Menurut dia, hal itu menjadi persoalan bagi nelayan karena tanpa surat izin maka mereka tak bisa menangkap ikan, di sisi lain jika memaksakan untuk melaut, maka bisa dianggap melakukan ilegal fishing dan ditangkap jika ada pemeriksaan.
Dani mengatakan pihaknya menilai lambannya perizinan yang dikeluarkan KKP, berawal saat Undang-Undang (UU) Cipta Kerja. Dalam UU Omnibus Law tersebut menyangkut semua aspek, termasuk aspek kelautan dan perikanan.
Guna memperjelas isi UU Cipta Kerja dikeluarkan bermacam turunan, termasuk di antaranya Peraturan Pemerintah (PP)-nya dimana di dalamnya PP terdapat peraturan yang menyatakan pemindahan sejumlah kewenangan dari Kementerian Perhubungan (Kemenhub) ke KKP, salah satunya pengukuran kapal dan lain-lain.
"Nah, proses transisi ini membutuhkan waktu, karena menyangkut sumber daya, sistem dan sebagainya. Itu yang berdampak pada lambannya surat izin. Dan kelambanan ini harus diselesaikan agar tidak berdampak kepada nelayan," kata Dani.
Selain nelayan, lanjut Dani, pihak lain yang juga dirugikan dari lambannya SIPI dan SIKPI yang dikeluarkan KKP adalah pemilik kapal karena armada mereka menganggur dan hanya bisa bersandar.

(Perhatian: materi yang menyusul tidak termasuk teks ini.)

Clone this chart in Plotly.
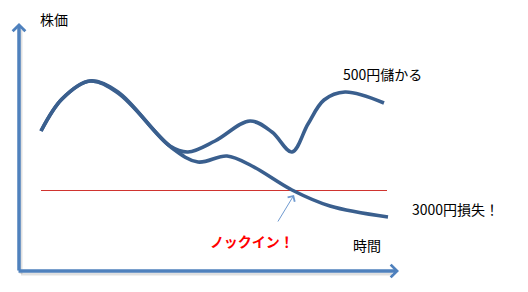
import plotly.graph_objects as go

# Stylised stock-price paths (time units on x, price units on y; larger y = lower on screen)
time_up = [41, 62, 90, 118, 170, 188, 215, 250, 272, 292, 308, 324, 345, 384]
price_up = [131, 99, 81, 92, 146, 152, 141, 121, 132, 152, 124, 100, 92, 103]

time_down = [41, 62, 90, 118, 172, 198, 227, 252, 292, 330, 388]
price_down = [131, 99, 81, 93, 148, 162, 156, 166, 190, 206, 217]

barrier_time = [41, 387]
barrier_price = [190.5, 190.5]

labels = {
    "y": "株価",
    "x": "時間",
    "gain": "500円儲かる",
    "loss": "3000円損失！",
    "knock": "ノックイン！",
}

FONT = "Noto Sans CJK JP"
CURVE = "#3A5F8E"
AXIS = "#4F81BD"

fig = go.Figure()

fig.add_trace(go.Scatter(x=barrier_time, y=barrier_price, mode="lines",
                         line=dict(color="#D0342F", width=1), hoverinfo="skip"))
for t, p in ((time_up, price_up), (time_down, price_down)):
    fig.add_trace(go.Scatter(x=t, y=p, mode="lines",
                             line=dict(color=CURVE, width=3.6, shape="spline", smoothing=1.0),
                             hoverinfo="skip"))

# axis shadows
fig.add_shape(type="line", x0=21, y0=30, x1=21, y1=274, line=dict(color="rgba(0,0,0,0.12)", width=3))
fig.add_shape(type="line", x0=21, y0=274, x1=392, y1=274, line=dict(color="rgba(0,0,0,0.12)", width=3))

# axes arrows
fig.add_annotation(x=19, y=23, ax=19, ay=272, xref="x", yref="y", axref="x", ayref="y",
                   text="", showarrow=True, arrowhead=4, arrowsize=0.7, arrowwidth=3.5, arrowcolor=AXIS)
fig.add_annotation(x=399, y=271, ax=17, ay=271, xref="x", yref="y", axref="x", ayref="y",
                   text="", showarrow=True, arrowhead=4, arrowsize=0.7, arrowwidth=3.5, arrowcolor=AXIS)

# knock-in pointer
fig.add_annotation(x=294, y=195, ax=277, ay=223, xref="x", yref="y", axref="x", ayref="y",
                   text="", showarrow=True, arrowhead=4, arrowsize=1.6, arrowwidth=1, arrowcolor="#6F9AD0")

def label(txt, x, y, color="black", bold=False, size=14):
    fig.add_annotation(x=x, y=y, xref="x", yref="y", text=f"<b>{txt}</b>" if bold else txt,
                       showarrow=False, font=dict(family=FONT, size=size, color=color),
                       xanchor="center", yanchor="middle")

label(labels["y"], 54, 19)
label(labels["x"], 367, 245)
label(labels["gain"], 382, 74)
label(labels["loss"], 455, 209)
label(labels["knock"], 252, 241, color="#FF0000", bold=True)

fig.update_layout(width=528, height=292, margin=dict(l=0, r=0, t=0, b=0),
                  paper_bgcolor="white", plot_bgcolor="white", showlegend=False,
                  xaxis=dict(range=[0, 528], visible=False, fixedrange=True),
                  yaxis=dict(range=[292, 0], visible=False, fixedrange=True))

fig.write_html("out.html")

"Untuk itulah, KNTI berharap ada kepastian KKP. Sebab jika dibiarkan terlalu lama, akan berdampak pada banyak pihak, termasuk nelayan," ujarnya.
Sebelumnya Front Nelayan Bersatu (FNB) Jawa Tengah juga mengeluhkan naiknya Penerimaan Negara Bukan Pajak (PNBP) yang sangat tinggi yang mengakibatkan beban nelayan meningkat di tengah penurunan harga ikan.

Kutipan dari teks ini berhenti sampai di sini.